Sequential KV Cache Compression via Probabilistic Language Tries: Beyond the Per-Vector Shannon Limit

arXiv cs.AI / 4/20/2026

📰 NewsDeveloper Stack & InfrastructureModels & Research

Key Points

  • The paper argues that the Shannon entropy limit for per-vector KV-cache compression (as approached by methods like TurboQuant) is not the relevant bottleneck because KV caches are structured as sequences sampled from the model’s training language.
  • It introduces “sequential KV compression,” a two-layer method that first deduplicates shared semantic prefixes across sessions using probabilistic prefix deduplication based on Probabilistic Language Tries (PLTs).
  • The second layer, predictive delta coding, stores only the residual of each KV vector relative to the model’s own prediction, yielding an entropy bound tied to the next-token conditional entropy rather than raw KV values.
  • The authors report an average bound of about 3.3–4.3 bits per token position at typical perplexities for fluent English, and estimate extremely large theoretical compression gains over TurboQuant (up to ~914,000x at the Shannon limit), with robustness claims even under pessimistic overhead assumptions.
  • The method is designed to be composable with existing per-vector quantization approaches (including TurboQuant), suggesting it can improve compression without replacing current quantization pipelines.

Abstract

Recent work on KV cache quantization, culminating in TurboQuant, has approached the Shannon entropy limit for per-vector compression of transformer key-value caches.

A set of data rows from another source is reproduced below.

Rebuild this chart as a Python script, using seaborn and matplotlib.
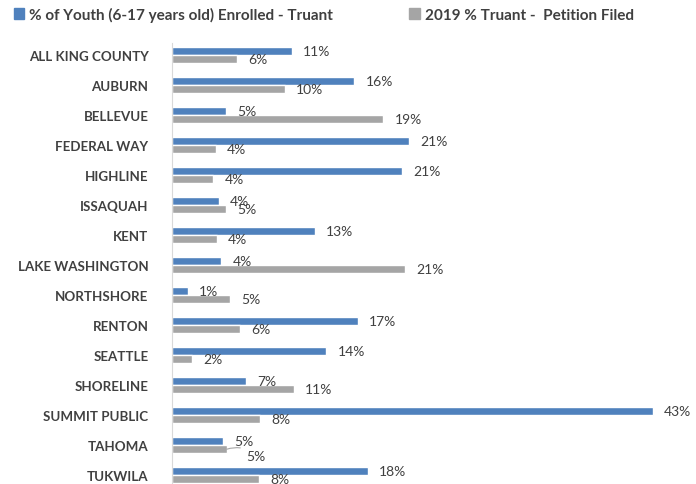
import pandas as pd
import matplotlib.pyplot as plt
import seaborn as sns
from matplotlib.patches import Patch

districts = ["ALL KING COUNTY", "AUBURN", "BELLEVUE", "FEDERAL WAY", "HIGHLINE",
             "ISSAQUAH", "KENT", "LAKE WASHINGTON", "NORTHSHORE", "RENTON",
             "SEATTLE", "SHORELINE", "SUMMIT PUBLIC", "TAHOMA", "TUKWILA"]
enrolled_truant = [10.7, 16.3, 4.8, 21.2, 20.6, 4.2, 12.8, 4.4, 1.4, 16.6,
                   13.8, 6.6, 43.0, 4.6, 17.5]
petition_filed = [5.8, 10.1, 18.9, 3.9, 3.7, 4.8, 4.0, 20.8, 5.2, 6.1,
                  1.8, 10.9, 7.9, 4.9, 7.8]
series_names = ["% of Youth (6-17 years old) Enrolled - Truant",
                "2019 % Truant -  Petition Filed"]
colors = ["#4F81BD", "#A5A5A5"]

df = pd.DataFrame({
    "district": districts * 2,
    "value": enrolled_truant + petition_filed,
    "series": [series_names[0]] * len(districts) + [series_names[1]] * len(districts),
})

sns.set_style("white")
plt.rcParams["font.family"] = ["Lato", "DejaVu Sans"]

fig = plt.figure(figsize=(6.96, 4.85), dpi=100)
ax = fig.add_axes([172 / 696, 0.0, 518 / 696, 1 - 44 / 485])

sns.barplot(data=df, y="district", x="value", hue="series", orient="h",
            palette=colors, width=0.56, ax=ax, legend=False, saturation=1)

# Tahoma's grey label is pushed aside with a leader line, as in the original
tahoma = districts.index("TAHOMA")
for k, cont in enumerate(ax.containers):
    labels = [f"{v:.0f}%" for v in cont.datavalues]
    if k == 1:
        labels[tahoma] = ""
    ax.bar_label(cont, labels=labels, padding=8, fontsize=10, color="#404040")

bar = ax.containers[1][tahoma]
ax.annotate(f"{petition_filed[tahoma]:.0f}%",
            xy=(bar.get_width(), bar.get_y() + bar.get_height() / 2),
            xytext=(14, -5), textcoords="offset points",
            fontsize=10, color="#404040", va="center",
            arrowprops=dict(arrowstyle="-", color="#A5A5A5", lw=0.8,
                            connectionstyle="arc3,rad=0.3", shrinkA=2, shrinkB=0))

ax.set_xlim(0, 46.3)
ax.set_ylim(14.3, -0.4)
ax.set_xlabel("")
ax.set_ylabel("")
ax.set_xticks([])
ax.tick_params(axis="y", length=0, pad=17)
for lbl in ax.get_yticklabels():
    lbl.set_fontweight("bold")
    lbl.set_fontsize(9.6)
    lbl.set_color("#404040")
for side in ["top", "right", "bottom"]:
    ax.spines[side].set_visible(False)
ax.spines["left"].set_color("#D9D9D9")

handles = [Patch(color=c) for c in colors]
fig.legend(handles, series_names, loc="upper left", bbox_to_anchor=(0.0, 1.012),
           ncol=2, frameon=False, handlelength=0.7, handleheight=0.7,
           handletextpad=0.3, columnspacing=5.0,
           prop={"weight": "bold", "size": 11}, labelcolor="#404040")

fig.savefig("out.png", dpi=100)
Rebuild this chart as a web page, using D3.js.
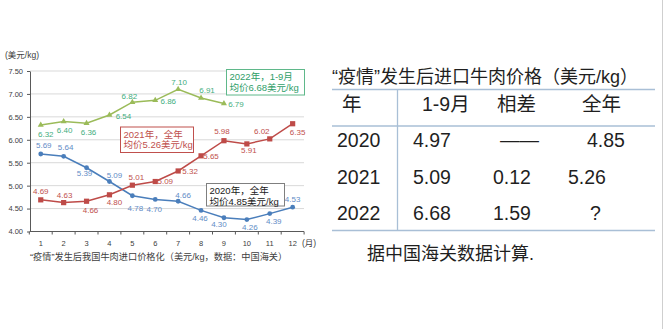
<!DOCTYPE html>
<html>
<head>
<meta charset="utf-8">
<script src="https://cdn.jsdelivr.net/npm/d3@7/dist/d3.min.js"></script>
<style>
  body { margin: 0; background: #fff; }
  svg { display: block; }
  text { font-family: "Liberation Sans", Arial, "Noto Sans CJK SC", sans-serif; }
</style>
</head>
<body>
<svg id="chart" width="663" height="329"></svg>
<script>
// ---- data ----
const months = [1, 2, 3, 4, 5, 6, 7, 8, 9, 10, 11, 12];
const price2020 = [5.69, 5.64, 5.39, 5.09, 4.78, 4.70, 4.66, 4.46, 4.30, 4.26, 4.39, 4.53];
const price2021 = [4.69, 4.63, 4.66, 4.80, 5.01, 5.09, 5.32, 5.65, 5.98, 5.91, 6.02, 6.35];
const price2022 = [6.32, 6.40, 6.36, 6.54, 6.82, 6.86, 7.10, 6.91, 6.79];
const yTicks = [4.0, 4.5, 5.0, 5.5, 6.0, 6.5, 7.0, 7.5];

const tableHeader = ["年", "1-9月", "相差", "全年"];
const tableYears = ["2020", "2021", "2022"];
const avgJanSep = ["4.97", "5.09", "6.68"];
const diffJanSep = ["——", "0.12", "1.59"];
const avgFullYear = ["4.85", "5.26", "?"];

// label offsets (dx, dy) from each point
const off2020 = [[3,-9],[2,-9],[-2,6],[5,-6],[3,13],[-1,10],[5,-6],[-1,8],[-5,7],[3,8],[4,8],[0,-8]];
const off2021 = [[0,-8],[1,-7],[4,9],[5,8],[4,-8],[10,0],[12,1],[10,1],[-2,-9],[2,7],[-8,-7],[5,9]];
const off2022 = [[5,9],[1,9],[2,9],[14,1],[-3,-6],[13,1],[1,-7],[6,-8],[12,1]];

const svg = d3.select("#chart");
svg.append("rect").attr("width", 663).attr("height", 329).attr("fill", "#fff");
svg.append("line").attr("x1", 662.5).attr("x2", 662.5).attr("y1", 0).attr("y2", 329)
  .attr("stroke", "#cfcfcf").attr("stroke-width", 1);

// ---- scales ----
const x = d3.scaleBand().domain(months).range([29.3, 304.1]);
const cx = m => x(m) + x.bandwidth() / 2;
const y = d3.scaleLinear().domain([4, 7.5]).range([231.5, 71]);

// gridlines
svg.append("g").selectAll("line").data(yTicks.filter(t => t > 4)).join("line")
  .attr("x1", 30).attr("x2", 304).attr("y1", d => y(d)).attr("y2", d => y(d))
  .attr("stroke", "#d9d9d9").attr("stroke-width", 1);

// y axis
const yAxis = svg.append("g").attr("transform", "translate(30,0)")
  .call(d3.axisLeft(y).tickValues(yTicks).tickFormat(d3.format(".2f")).tickSize(3).tickSizeOuter(0));
yAxis.select(".domain").attr("stroke", "#595959");
yAxis.selectAll(".tick line").attr("stroke", "#595959");
yAxis.selectAll(".tick text").attr("fill", "#404040").style("font-size", "7.5px").attr("x", -7);

// x axis: line, boundary ticks, centred labels
const xg = svg.append("g");
xg.append("line").attr("x1", 30).attr("x2", 304).attr("y1", 231.5).attr("y2", 231.5)
  .attr("stroke", "#595959");
xg.selectAll(".bt").data(months.concat([13])).join("line").attr("class", "bt")
  .attr("x1", d => d <= 12 ? x(d) : x(12) + x.bandwidth())
  .attr("x2", d => d <= 12 ? x(d) : x(12) + x.bandwidth())
  .attr("y1", 231.5).attr("y2", 234.5).attr("stroke", "#595959");
xg.selectAll(".ml").data(months).join("text").attr("class", "ml")
  .attr("x", d => cx(d)).attr("y", 246).attr("text-anchor", "middle")
  .attr("fill", "#404040").style("font-size", "7.5px").text(d => d);
svg.append("text").attr("x", 302).attr("y", 246).attr("fill", "#404040")
  .style("font-size", "8.5px").text("(月)");

// unit label and caption
svg.append("text").attr("x", 5).attr("y", 58).attr("fill", "#404040")
  .style("font-size", "8.5px").text("(美元/kg)");
svg.append("text").attr("x", 30).attr("y", 260).attr("fill", "#404040")
  .style("font-size", "9.2px").text("“疫情”发生后我国牛肉进口价格化（美元/kg，数据：中国海关）");

// ---- series ----
function drawSeries(values, color, labelColor, marker, offsets) {
  const pts = values.map((v, i) => ({ m: months[i], v, o: offsets[i] }));
  svg.append("path").datum(pts)
    .attr("d", d3.line().x(d => cx(d.m)).y(d => y(d.v)))
    .attr("fill", "none").attr("stroke", color).attr("stroke-width", 1.5);
  const g = svg.append("g");
  if (marker === "circle") {
    g.selectAll("circle").data(pts).join("circle")
      .attr("cx", d => cx(d.m)).attr("cy", d => y(d.v)).attr("r", 2.4).attr("fill", color);
  } else if (marker === "square") {
    g.selectAll("rect").data(pts).join("rect")
      .attr("x", d => cx(d.m) - 2.6).attr("y", d => y(d.v) - 2.6)
      .attr("width", 5.2).attr("height", 5.2).attr("fill", color);
  } else {
    g.selectAll("path").data(pts).join("path")
      .attr("transform", d => `translate(${cx(d.m)},${y(d.v)})`)
      .attr("d", d3.symbol(d3.symbolTriangle, 16)).attr("fill", color);
  }
  svg.append("g").selectAll("text").data(pts).join("text")
    .attr("x", d => cx(d.m) + d.o[0]).attr("y", d => y(d.v) + d.o[1])
    .attr("text-anchor", "middle").attr("dominant-baseline", "central")
    .attr("fill", labelColor).style("font-size", "8px")
    .text(d => d3.format(".2f")(d.v));
}
drawSeries(price2020, "#4a7ebb", "#5f8cc6", "circle", off2020);
drawSeries(price2021, "#be4b48", "#c0504d", "square", off2021);
drawSeries(price2022, "#9bbb59", "#3fae7e", "triangle", off2022);

// ---- annotation boxes ----
function box(x0, y0, w, h, stroke, textColor, lines) {
  svg.append("rect").attr("x", x0).attr("y", y0).attr("width", w).attr("height", h)
    .attr("fill", "#fff").attr("stroke", stroke).attr("stroke-width", 1);
  lines.forEach((t, i) => {
    svg.append("text").attr("x", x0 + 3).attr("y", y0 + 10.5 + i * 10.5)
      .attr("fill", textColor).style("font-size", "9.5px").text(t);
  });
}
box(226.5, 69.5, 78, 25.5, "#5fb88a", "#2f9e68", ["2022年，1-9月", "均价" + avgJanSep[2] + "美元/kg"]);
box(120.5, 127, 73, 25.5, "#c0504d", "#c0504d", ["2021年，全年", "均价" + avgFullYear[1] + "美元/kg"]);
box(206.5, 183.5, 78, 22.5, "#7f7f7f", "#1a1a1a", ["2020年，全年", "均价" + avgFullYear[0] + "美元/kg"]);

// ---- summary table ----
const tc = "#1f1f1f";
svg.append("text").attr("x", 332).attr("y", 83).attr("fill", tc)
  .style("font-size", "18px").text("“疫情”发生后进口牛肉价格（美元/kg）");

const lineColor = "#a9bfd6";
[89.5, 126, 230.5].forEach(ly => {
  svg.append("line").attr("x1", 332).attr("x2", 655).attr("y1", ly).attr("y2", ly)
    .attr("stroke", lineColor).attr("stroke-width", 1.3);
});
svg.append("line").attr("x1", 397.5).attr("x2", 397.5).attr("y1", 89.5).attr("y2", 231)
  .attr("stroke", lineColor).attr("stroke-width", 1.3);

const headerX = [342, 422, 497, 582];
tableHeader.forEach((t, i) => {
  svg.append("text").attr("x", headerX[i]).attr("y", 111).attr("fill", tc)
    .style("font-size", "19.5px").text(t);
});
const rowY = [147, 183.5, 220];
const colYear = 337, colA = 413;
const colDiff = [500, 493, 493];
const colFull = [587, 568, 590];
tableYears.forEach((yr, i) => {
  const g = svg.append("g").attr("fill", tc).style("font-size", "19.5px");
  g.append("text").attr("x", colYear).attr("y", rowY[i]).text(yr);
  g.append("text").attr("x", colA).attr("y", rowY[i]).text(avgJanSep[i]);
  g.append("text").attr("x", colDiff[i]).attr("y", rowY[i]).text(diffJanSep[i]);
  g.append("text").attr("x", colFull[i]).attr("y", rowY[i]).text(avgFullYear[i]);
});
svg.append("text").attr("x", 367).attr("y", 260).attr("fill", tc)
  .style("font-size", "18px").text("据中国海关数据计算.");
</script>
</body>
</html>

We observe that this limit applies to a strictly weaker problem than the one that actually matters: compressing the KV cache as a sequence. The tokens stored in a KV cache are not arbitrary floating-point data -- they are samples from the exact formal language the model was trained on, and the model is by construction a near-optimal predictor of that language. We introduce sequential KV compression, a two-layer architecture that exploits this structure. The first layer, probabilistic prefix deduplication, identifies semantically equivalent shared prefixes across sessions using the trie metric d_T(s, s') = -log_2 P_M(s ^ s') from Probabilistic Language Tries (PLTs). The second layer, predictive delta coding, stores only the residual of each new KV vector from the model's own prediction of it, achieving a per-token entropy bound of H(KV_{i+1} | KV_{<=i}) <= H(token_{i+1} | token_{<=i}). We prove that at typical language model perplexity -- approximately 10-20 for fluent English text -- this bound is 3.3-4.3 bits on average per token position, compared to TurboQuant's 3 bits per vector component (with typical attention heads having 64-128 components). The theoretical compression ratio over TurboQuant is approximately 914,000x at the Shannon limit. Even at 1000x above the entropy floor -- a deliberately pessimistic worst-case overhead, two orders of magnitude above the 2-5x typical of practical source coders -- the ratio remains approximately 914x over TurboQuant, with compression improving rather than degrading as context length grows. The two layers are orthogonal and compose with existing per-vector quantization methods including TurboQuant.